The sound is let down at times by some poor drumming as the tiny frame of the girl in the chair struggles with the timekeeping. This may be down to lack of stamina, and having to play two gigs in a row, but it is a distraction from the eminently likeable songs. Imagine a mixture of Placebo, Yeah Yeahs and Sonic Youth and you get close to the band’s sound. Rubella are certainly one to keep an eye on.

North by Northwest festival in Blackpool

The four venues for the festival were Connolly's Bar, West Coast Rock Cafe, Scrooges Wine Bar and The Blue Room


View North by Northwest festival in a larger map


The flesh-eating hordes roam the seafront of Blackpool. They are the sybaritic living dead that form the bank-holiday crowd. Girls in barely-there skirts and feral gangs of lads crawl from bar to bar drinking until they either find a partner or an opponent to fight. The bacchanalian orgy of alcohol and violence is a perpetually repeating scene straight from Dante’s nine circles of hell and will be familiar to anyone who has ever visited the seaside town on a busy weekend.
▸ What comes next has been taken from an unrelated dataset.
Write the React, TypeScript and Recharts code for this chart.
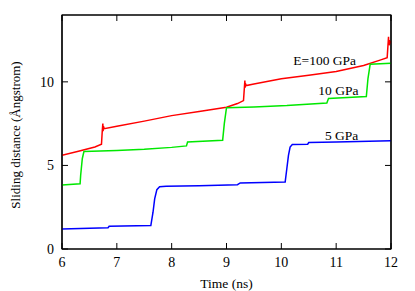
import { LineChart, Line, XAxis, YAxis, ReferenceDot, ReferenceArea } from "recharts";

const X_TICKS = [6, 7, 8, 9, 10, 11, 12];
const Y_TICKS = [0, 5, 10];

// E = 100 GPa
const RED_T = [6.0, 6.3, 6.6, 6.72, 6.735, 6.745, 6.75, 6.755, 6.77, 7.0, 7.5, 8.0, 8.5, 9.0, 9.2, 9.31, 9.325, 9.335, 9.34, 9.345, 9.36, 9.5, 10.0, 10.5, 11.0, 11.5, 11.8, 11.93, 11.945, 11.955, 11.96, 11.97, 11.98, 12.0];
const RED_Y = [5.61, 5.85, 6.1, 6.27, 7.1, 7.5, 7.05, 7.35, 7.2, 7.35, 7.65, 7.98, 8.22, 8.48, 8.7, 8.88, 9.6, 10.08, 9.65, 9.9, 9.78, 9.87, 10.18, 10.4, 10.62, 10.98, 11.3, 11.44, 12.2, 12.7, 12.2, 12.5, 12.3, 12.45];

// 10 GPa
const GREEN_T = [6.0, 6.33, 6.34, 6.37, 6.4, 7.0, 7.5, 8.0, 8.27, 8.29, 8.93, 8.96, 9.0, 9.5, 10.1, 10.83, 10.86, 11.55, 11.58, 11.62, 12.0];
const GREEN_Y = [3.83, 3.9, 4.4, 5.4, 5.83, 5.9, 5.97, 6.08, 6.17, 6.4, 6.51, 7.5, 8.45, 8.5, 8.58, 8.74, 9.0, 9.12, 10.2, 11.05, 11.12];

// 5 GPa
const BLUE_T = [6.0, 6.84, 6.86, 7.62, 7.66, 7.69, 7.73, 7.78, 7.9, 8.5, 9.2, 9.25, 10.07, 10.1, 10.13, 10.16, 10.2, 10.48, 10.5, 11.0, 12.0];
const BLUE_Y = [1.2, 1.27, 1.36, 1.4, 2.2, 3.0, 3.55, 3.72, 3.76, 3.78, 3.85, 3.95, 4.01, 4.8, 5.6, 6.1, 6.25, 6.27, 6.37, 6.4, 6.47];

const LABELS = ["E=100 GPa", "10 GPa", "5 GPa"];
const LABEL_X = [10.79, 11.04, 11.1];
const LABEL_Y = [11.3, 9.5, 6.8];

const zip = (t: number[], y: number[]) => t.map((x, i) => ({ x, y: y[i] }));
const red = zip(RED_T, RED_Y);
const green = zip(GREEN_T, GREEN_Y);
const blue = zip(BLUE_T, BLUE_Y);

const FONT = "Liberation Serif, Times New Roman, serif";
const TICK = 6;
const txt = { fontSize: 13.5, fontFamily: FONT, fill: "#000" };
const tickTxt = { ...txt, fontSize: 14 };

const BottomTick = (p: any) => (
  <g>
    <line x1={p.x} y1={p.y} x2={p.x} y2={p.y - TICK} stroke="#000" />
    <text x={p.x} y={p.y + 18} textAnchor="middle" style={tickTxt}>{p.payload.value}</text>
  </g>
);
const TopTick = (p: any) => <line x1={p.x} y1={p.y} x2={p.x} y2={p.y + TICK} stroke="#000" />;
const LeftTick = (p: any) => (
  <g>
    <line x1={p.x} y1={p.y} x2={p.x + TICK} y2={p.y} stroke="#000" />
    <text x={p.x - 8} y={p.y} dy="0.35em" textAnchor="end" style={tickTxt}>{p.payload.value}</text>
  </g>
);
const RightTick = (p: any) => <line x1={p.x} y1={p.y} x2={p.x - TICK} y2={p.y} stroke="#000" />;

export default function App() {
  return (
    <div style={{ position: "absolute", left: 0, top: 0, background: "#fff" }}>
      <LineChart width={415} height={291} margin={{ top: 14, right: 23, bottom: 0, left: 0 }}>
        <XAxis xAxisId={0} dataKey="x" type="number" domain={[6, 12]} ticks={X_TICKS} height={42}
          tickSize={0} tickMargin={0} tick={BottomTick} axisLine={{ stroke: "#000", strokeWidth: 1.2 }} allowDataOverflow
          label={(p: any) => {
            const v = p.viewBox;
            return <text x={v.x + v.width / 2} y={v.y + 39} textAnchor="middle" style={txt}>Time (ns)</text>;
          }} />
        <XAxis xAxisId="top" orientation="top" dataKey="x" type="number" domain={[6, 12]} ticks={X_TICKS} height={1}
          tickSize={0} tickMargin={0} tick={TopTick} axisLine={{ stroke: "#000", strokeWidth: 1.2 }} allowDataOverflow />
        <YAxis yAxisId={0} type="number" domain={[0, 14]} ticks={Y_TICKS} width={62}
          tickSize={0} tickMargin={0} tick={LeftTick} axisLine={{ stroke: "#000", strokeWidth: 1.2 }} allowDataOverflow
          label={(p: any) => {
            const v = p.viewBox;
            const cx = 15;
            const cy = v.y + 120;
            return <text x={cx} y={cy} transform={`rotate(-90 ${cx} ${cy})`} textAnchor="middle" dominantBaseline="central" style={{ ...txt, fontSize: 13 }}>Sliding distance (Ångstrom)</text>;
          }} />
        <YAxis yAxisId="right" orientation="right" type="number" domain={[0, 14]} ticks={Y_TICKS} width={1}
          tickSize={0} tickMargin={0} tick={RightTick} axisLine={{ stroke: "#000", strokeWidth: 1.2 }} allowDataOverflow />
        <ReferenceArea x1={6} x2={12} y1={0} y2={14} fill="none" stroke="#000" strokeWidth={1.2} ifOverflow="visible" />
        <Line data={red} dataKey="y" stroke="#ff0000" strokeWidth={1.5} dot={false} isAnimationActive={false} type="linear" />
        <Line data={green} dataKey="y" stroke="#00e800" strokeWidth={1.5} dot={false} isAnimationActive={false} type="linear" />
        <Line data={blue} dataKey="y" stroke="#0000ff" strokeWidth={1.5} dot={false} isAnimationActive={false} type="linear" />
        {LABELS.map((s, i) => (
          <ReferenceDot key={s} x={LABEL_X[i]} y={LABEL_Y[i]} r={0} stroke="none" fill="none"
            label={{ value: s, position: "center", ...txt }} />
        ))}
      </LineChart>
    </div>
  );
}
Iain Brownbridge attempted to offer an alternative this bank holiday with a three-day music festival featuring more than 100 bands playing in four of the town’s friendlier venues, all within a stones throw of one another. What’s more the festivities were in aid of local charity The Tommy Castles Trust.


Shot Dead

A gang of four lads from Sheffield, singing in broad Yorkshire accents with bags of attitude and no pretensions, immediately, and inevitably, brings to mind the city’s most famous sons; Arctic Monkeys. The comparisons are, slightly, unfair but unavoidable and they may have to move away from singing about lad culture and start marching to their own drum to rise above the hundred other bands doing the same thing. However, the energy with which they rip into their lunchtime-slot at Connolly’s, playing to a sprinkling of people, is admirable. The rhythm section is tight and chugs along nicely, the guitarist, in a home-made Shot Dead T-shirt, is genuinely impressive and lifts the sound into AC-DC territory; and the cocksure lead singer stomps and thrashes as much as the small stage allows. Not a bad way to spend a Saturday dinnertime.